Write it on a rock in the cave,

My name: you will grow when I grow

You will carry me and I will carry you

The stranger a brother for the strange

We will take the feminine by a pronoun that was promised to the flutes

My name: where are we now?

Say: what is now, what is tomorrow?

What is time, what place,

what old, what new?

One day we will be what we want

March 2, 2009

the immortality of pickles

by Nariman Youssef

Salman Rushdie on adaptation, in which he broadly includes adapting films, “translation, migration and metamorphosis”:

In my novel Midnight’s Children the narrator Saleem discusses the making of pickles as this sort of adaptive process: “I reconcile myself,” he says, “to the inevitable distortions of the pickling process. To pickle is to give immortality, after all: fish, vegetables, fruit hang embalmed in spice-and-vinegar; a certain alteration, a slight intensification of taste, is a small matter, surely? The art is to change the flavour in degree, but not in kind; and above all (in my thirty jars and a jar) to give it shape and form – that is to say, meaning.”

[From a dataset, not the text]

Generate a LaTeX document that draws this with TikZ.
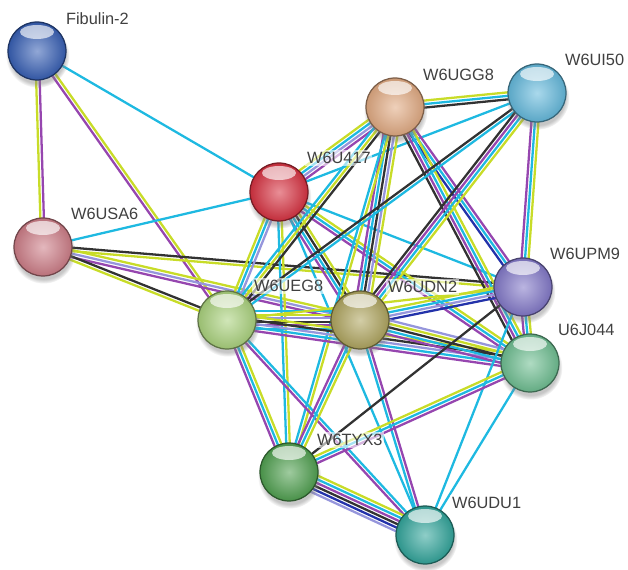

The question of essences remains at the heart of the adaptive act: how to make a second version of a first thing, of a book or film or poem or vegetable, or of yourself, that is successfully its own, new thing and yet carries with it the essence, the spirit, the soul of the first thing, the thing that you yourself, or your book or poem or film or your pre-pickle mango or lime, originally were.

Is it impossible? Is the intangible in our arts and our natures, the space between our words, the things seen in between the things shown, inevitably discarded in the remaking process, and if so can it be filled up with other spaces, other visions, that satisfy or even enrich us enough so that we do not mind the loss? To look at adaptation in this broad-spectrum way, to take it beyond the realm of art into the rest of life, is to see that all the meanings of the word deal with the question of what is essential – in a work adapted to another form, in an individual adapting to a new home, in a society adapting to a new age. What do you preserve? What do you jettison? What is changeable, and where must you draw the line? The questions are always the same, and the way we answer them determines the quality of the adaptation, of the book, the poem, or of our own lives.